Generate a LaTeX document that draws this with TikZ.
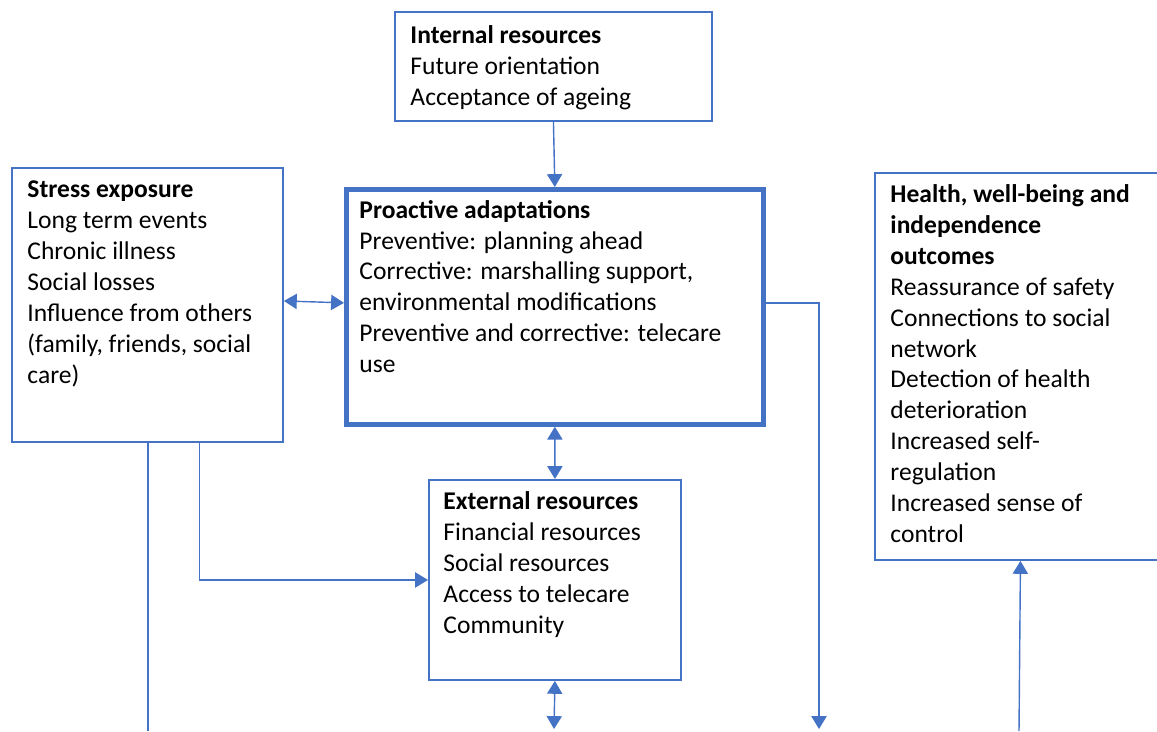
\documentclass[tikz,border=0pt]{standalone}
\usepackage{fontspec}
\setmainfont{Carlito}
\usetikzlibrary{arrows.meta}
\definecolor{officeblue}{HTML}{4472C4}
\begin{document}
\begin{tikzpicture}[x=0.015cm, y=-0.015cm,
    box/.style={draw=officeblue, line width=0.8pt, anchor=north west, inner sep=0pt},
    txt/.style={anchor=north west, align=left, inner sep=0pt, font=\fontsize{10.9}{13.2}\selectfont},
    link/.style={draw=officeblue, line width=0.6pt},
    tip/.style={-{Triangle[length=5.5pt, width=6.5pt]}},
    tips/.style={{Triangle[length=5.5pt, width=6.5pt]}-{Triangle[length=5.5pt, width=6.5pt]}}]
    \clip (0,0) rectangle (1157,731);
    % Boxes
    \node[box, minimum width=4.755cm, minimum height=1.635cm] (internal) at (394,11) {};
    \node[box, minimum width=4.065cm, minimum height=4.11cm] (stress) at (11,167) {};
    \node[box, line width=2pt, minimum width=6.255cm, minimum height=3.525cm] (proactive) at (344,187) {};
    \node[box, minimum width=3.78cm, minimum height=3.0cm] (external) at (428,479) {};
    \node[box, minimum width=4.365cm, minimum height=5.805cm] (health) at (874,172) {};
    % Texts
    \node[txt] (internal-txt) at ([xshift=0.24cm, yshift=-0.21cm]internal.north west)
        {\textbf{Internal resources}\\Future orientation\\Acceptance of ageing};
    \node[txt] (stress-txt) at ([xshift=0.24cm, yshift=-0.2cm]stress.north west)
        {\textbf{Stress exposure}\\Long term events\\Chronic illness\\Social losses\\Influence from others\\(family, friends, social\\care)};
    \node[txt] (proactive-txt) at ([xshift=0.225cm, yshift=-0.19cm]proactive.north west)
        {\textbf{Proactive adaptations}\\Preventive: planning ahead\\Corrective: marshalling support,\\environmental modifications\\Preventive and corrective: telecare\\use};
    \node[txt] (external-txt) at ([xshift=0.225cm, yshift=-0.18cm]external.north west)
        {\textbf{External resources}\\Financial resources\\Social resources\\Access to telecare\\Community};
    \node[txt] (health-txt) at ([xshift=0.24cm, yshift=-0.18cm]health.north west)
        {\textbf{Health, well-being and}\\\textbf{independence}\\\textbf{outcomes}\\Reassurance of safety\\Connections to social\\network\\Detection of health\\deterioration\\Increased self-\\regulation\\Increased sense of\\control};
    % Free ends at the bottom
    \coordinate (stress-end) at (148,731);
    \coordinate (external-end) at (554,729);
    \coordinate (proactive-end) at (819,729);
    \coordinate (health-start) at (1019,731);
    % Connectors
    \draw[link, tip] (internal.south) -- (proactive.north);
    \draw[link, tips] ([yshift=0.06cm]stress.east) -- ([yshift=0.06cm]proactive.west);
    \draw[link, tips] (proactive.south) -- (external.north);
    \draw[link, tips] (external.south) -- (external-end);
    \draw[link, tip] ([yshift=0.06cm]proactive.east) -| (proactive-end);
    \draw[link, tip] (health-start) -- (health.south);
    \draw[link] (stress.south -| stress-end) -- (stress-end);
    \draw[link, tip] ([xshift=0.78cm]stress.south) |- (external.west);
\end{tikzpicture}
\end{document}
++++++++
→ **EXERCISE DESCRIPTION**
Copy the data exactly. Any picture it contains is to be omitted.

→ **WORKED ANSWER**
Generate a LaTeX document that draws this with TikZ.
\documentclass[tikz,border=0pt]{standalone}
\usepackage{fontspec}
\setmainfont{Carlito}
\usetikzlibrary{arrows.meta}
\definecolor{officeblue}{HTML}{4472C4}
\begin{document}
\begin{tikzpicture}[x=0.015cm, y=-0.015cm,
    box/.style={draw=officeblue, line width=0.8pt, anchor=north west, inner sep=0pt},
    txt/.style={anchor=north west, align=left, inner sep=0pt, font=\fontsize{10.9}{13.2}\selectfont},
    link/.style={draw=officeblue, line width=0.6pt},
    tip/.style={-{Triangle[length=5.5pt, width=6.5pt]}},
    tips/.style={{Triangle[length=5.5pt, width=6.5pt]}-{Triangle[length=5.5pt, width=6.5pt]}}]
    \clip (0,0) rectangle (1157,731);
    % Boxes
    \node[box, minimum width=4.755cm, minimum height=1.635cm] (internal) at (394,11) {};
    \node[box, minimum width=4.065cm, minimum height=4.11cm] (stress) at (11,167) {};
    \node[box, line width=2pt, minimum width=6.255cm, minimum height=3.525cm] (proactive) at (344,187) {};
    \node[box, minimum width=3.78cm, minimum height=3.0cm] (external) at (428,479) {};
    \node[box, minimum width=4.365cm, minimum height=5.805cm] (health) at (874,172) {};
    % Texts
    \node[txt] (internal-txt) at ([xshift=0.24cm, yshift=-0.21cm]internal.north west)
        {\textbf{Internal resources}\\Future orientation\\Acceptance of ageing};
    \node[txt] (stress-txt) at ([xshift=0.24cm, yshift=-0.2cm]stress.north west)
        {\textbf{Stress exposure}\\Long term events\\Chronic illness\\Social losses\\Influence from others\\(family, friends, social\\care)};
    \node[txt] (proactive-txt) at ([xshift=0.225cm, yshift=-0.19cm]proactive.north west)
        {\textbf{Proactive adaptations}\\Preventive: planning ahead\\Corrective: marshalling support,\\environmental modifications\\Preventive and corrective: telecare\\use};
    \node[txt] (external-txt) at ([xshift=0.225cm, yshift=-0.18cm]external.north west)
        {\textbf{External resources}\\Financial resources\\Social resources\\Access to telecare\\Community};
    \node[txt] (health-txt) at ([xshift=0.24cm, yshift=-0.18cm]health.north west)
        {\textbf{Health, well-being and}\\\textbf{independence}\\\textbf{outcomes}\\Reassurance of safety\\Connections to social\\network\\Detection of health\\deterioration\\Increased self-\\regulation\\Increased sense of\\control};
    % Free ends at the bottom
    \coordinate (stress-end) at (148,731);
    \coordinate (external-end) at (554,729);
    \coordinate (proactive-end) at (819,729);
    \coordinate (health-start) at (1019,731);
    % Connectors
    \draw[link, tip] (internal.south) -- (proactive.north);
    \draw[link, tips] ([yshift=0.06cm]stress.east) -- ([yshift=0.06cm]proactive.west);
    \draw[link, tips] (proactive.south) -- (external.north);
    \draw[link, tips] (external.south) -- (external-end);
    \draw[link, tip] ([yshift=0.06cm]proactive.east) -| (proactive-end);
    \draw[link, tip] (health-start) -- (health.south);
    \draw[link] (stress.south -| stress-end) -- (stress-end);
    \draw[link, tip] ([xshift=0.78cm]stress.south) |- (external.west);
\end{tikzpicture}
\end{document}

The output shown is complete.